O cumprimento do "orai sem cessar" evangélico pelos chamados "Pais do Deserto", desde bem cedo, produziu uma incrível literatura difusora do hesicasmo, enriquecida, com o passar do tempo, pela reflexão empreendida por pensadores cristãos, alguns militantes da causa, outros críticos ferozes do movimento. A evolução da "casuística" e da "analítica" em torno do fenômeno hesicasta, desde Evágrio e Macário, na antiguidade tardia, até a Rússia à beira da revolução é o tema das pouco mais de cem páginas de "Saint Grégoire et la Mystique Orthodoxe", clássico da teologia cristã contemporânea de língua francesa, obra de uma das maiores vozes do pensamento ortodoxo do século passado, o "saint-sergiste" Jean Meyendorff.
Nascido em Neuilly-sur-Seine, em 1926, Meyendorff recebeu toda a sua educação teológica nesta verdadeira "agência" da espiritualidade eslava encravada no Ocidente que é o "Institut Saint-Serge", de Paris, tornando-se, mais tarde, um de seus mais ilustres professores. Na década de 1950, após sua ordenação ao presbiterado, transferiu-se para os Estados Unidos, vindo a lecionar no Seminário São Vladimir, do estado de Nova Yorque, e em prestigiosos centros universitários americanos como Harvard e Columbia. Conciliando a acadêmia com o altar e o iconostácio, Meyendorff foi um grande difusor do "ortodoxismo" e da cultura religiosa bizantina na América do Norte.
Com uma escritura marcada por uma clareza erudita e elegante, Jean Meyendorff compõe uma pequenina "crônica" histórica da teologia da oração na cristandade oriental, apresentando as contribuições das mais diversas fontes para o entendimento da devoção hesicasta, e os desdobramentos éticos e cívicos decorrentes de sua prática, tendo como pano de fundo uma paisagem intelectual onde transitam e se tocam a escolástica latina e o gnosticismo cristão, o vocabulário neoplatônico a serviço da interpretação bíblica e o nominalismo ocidental, o revival do paganismo promovido pela Renascença e o indispensável diálogo com o Islã emergente, a via eremítica e o cenobitismo, o Sinai e a Criméia, Gregório de Nissa e Serafim de Sarov.
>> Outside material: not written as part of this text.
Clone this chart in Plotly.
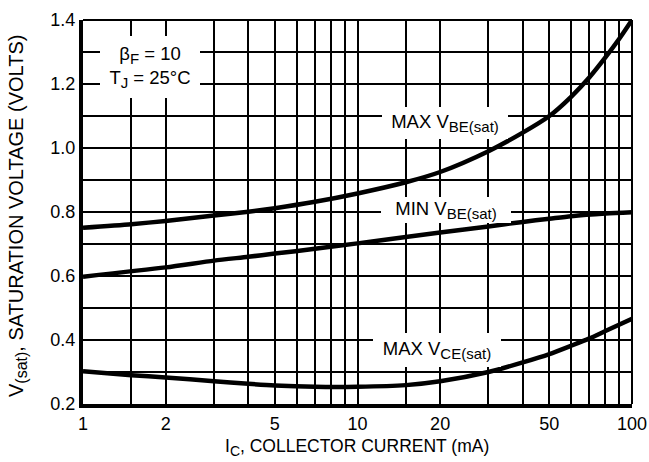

Meyendorff mostra que os mestres hesicastas, embora tendo os anjos como companheiros e o mundo como um inimigo, repudiavam qualquer idéia de espiritualidade descarnada, platônica, avessa ao cotidiano. A busca pela quietude permitida pela oração de Jesus, só poderia se realizar através de uma participação ativa na implementação do Reino de Deus em plena turbulência da Terra, a despeito do império de Cesar ou da mitra. Essa desejada antecipação da vida futura aos crentes genuínos, constitiui uma marca incrível da antropologia espiritual hesicasta e de um existencialismo avant la lettre empolgante. A grande contribuição de Palamas ao reconhecimento do hesicasmo como algo canônico, permitido e desejado por Deus, foi realçar o caráter sacramental da mística hesicasta, trazendo-o para dentro de um único universo conceitual, e disso, preceituá-lo como regra de fé e atuação, não somente dirigida aos conventos ou aos sacerdotes, mas para todo o povo, independentemente de qualquer contingência. O que antes estivera muito próximo do anátema, com Gregório Palamas, recebe a dignidade teológica que o eleva ao status de alma da ortodoxia.
Com seu livro, Meyendorff também permite ao leitor uma generosa introdução há alguns conceitos basilares da fé ortodoxa oriental, direcionando a luz sobre temas pouco conhecidos em nossa realidade extremo ocidental, como a chamada teologia negativa, aspecto doutrinário tão caro aos cristãos orientais e que teve também no bispo de Tessalônica um defensor inspiradíssimo.
O segundo domingo da Quaresma é também conhecido pelos ortodoxos como o Domingo das Santas Relíquias. Preciosidades de tempos heróicos, as relíquias persistem pelas épocas, desafiando-as com seus misteriosos poderes de preservação dos legados da fé. Relíquia Sagrada, o hesicasmo, com o tempo e em atmosferas culturais as mais diversas, segue transformando vidas e consciências. Foi devido a renovação permitida pelo hesicasmo russo, que gênios como Dostoievski e Tolstoi tornaram-se verdadeiros mestres da alma humana.